Fed leaves itself open to market disappointment

Leading fixed income strategist analyses the first US interest rate cut since the Great Recession

Fed leaves itself open to market disappointment

The US Federal Reserve cut interest rates for the first time since the financial crisis yesterday but pushed back on the notion it was the start of many.

After the Fed announced the expected quarter-point reduction to its benchmark, Fed chair Jay Powell sent a clear signal to the market that this was a “mid-cycle adjustment” rather than the beginning of a series of cuts.

The Fed funds futures had priced in 100 basis points in cuts prior to the announcement but Powell dampened these predictions while keeping the door open for another 25 basis points decrease, possibly in September. Two dissenters– the cut was approved 8-2 – suggested further opposition should he try to push it through.

While drawing the unsurprising ire of President Donald Trump on Twitter, Powell’s language suggested this was very much an insurance policy against trade uncertainties and slowing global growth, comforted by a backdrop of largely solid US economic data.

Kevin Flanagan, head of fixed income strategy at WisdomTree Asset Management, interpreted this as one or two rate cuts, leaving the treasury market open to potential disappointment.

He told WP: “You could call this an insurance policy move and what they are going to be turning to now is more of a data dependent Fed. It would seem to me that the concern is not with what is going on currently in the economy – other than inflation being disappointing – but that there is something they can do to counter trade uncertainty and any other negative knock-on effects from slowing global growth.”

If this is somewhat of a realignment of the Fed and the market, Flanagan said both must share the blame for the disparity in outlook; the Fed is playing catch-up and is guilty of a lack of communication, while the market is culpable of misjudgement given good employment figures and positive US growth.

He said: “There have been a number of opportunities where the Fed could have pushed back and led the market to believe maybe a rate cut or two was coming but that 100 is double, or more than double, what they were thinking about.

“But maybe the market should not have been thinking on those lines. You have jobs producing nearly 175,000 a month, 50-year lows on jobless rates, consumer [spending] is fine, growth is 2.5% so far this year … how do you take that and go to a full percentage points of rate cuts?”

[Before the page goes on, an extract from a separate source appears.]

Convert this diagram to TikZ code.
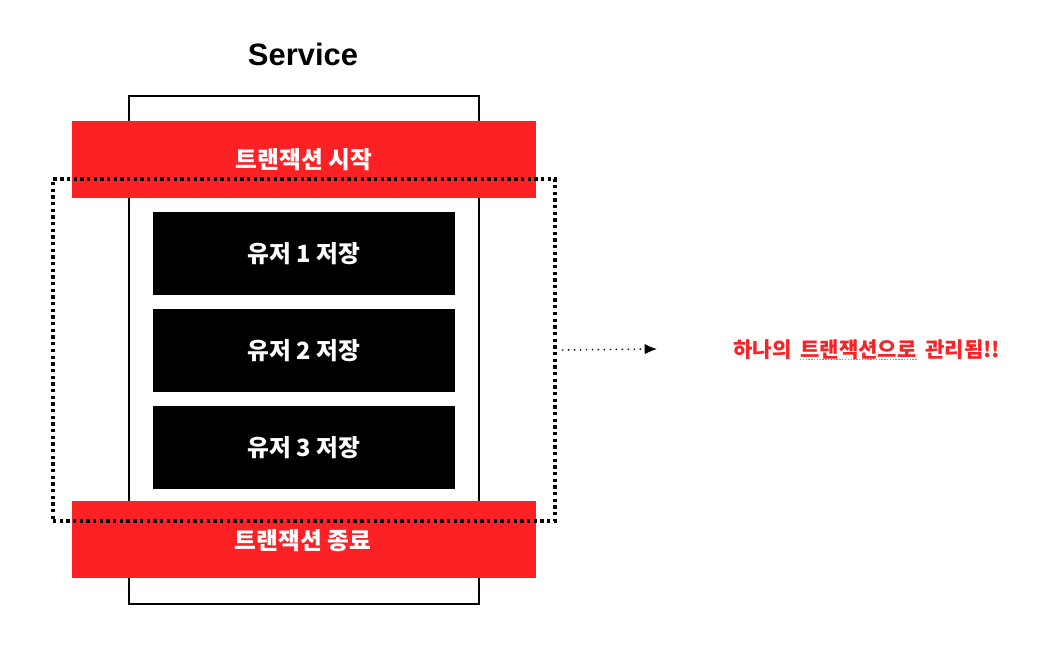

By late afternoon yesterday the Fed funds futures appeared to have repriced the situation to account for one more cut later in the year. The result was a flattening of the yield curve, the opposite effect to what the Fed had planned. Flanagan put this down largely to a lack of communication from Powell & Co.

He explained: “The problem is the Fed did not push back against the markets prior to this meeting, so the markets dictated and forced the Fed into a corner. If the Fed didn’t feel as if it was going to go down the road of 100 basis points of rate cuts between now and 2020, that should have been communicated. That’s why you are seeing the flattening of the curve and some vulnerability in the front end of the market.”

So what does this mean for investors? Should this trigger any change of approach? Flanagan said the time-tested barbell strategy is a prudent one to implement.

“We’ve been looking at a short-duration government treasury strategy combined with a yield-enhanced approach as well. For us, that has been a good way to prepare or insulate your portfolio for some of the uncertainties that are out there.

“Do you want too much long duration, thinking rates are going to continue to come down or do you want to have too much on one side in a flatter inverted yield curve and short duration, and maybe hit the bottom in rates? With the barbell approach, you can combine the two together and toggle them back and forth.”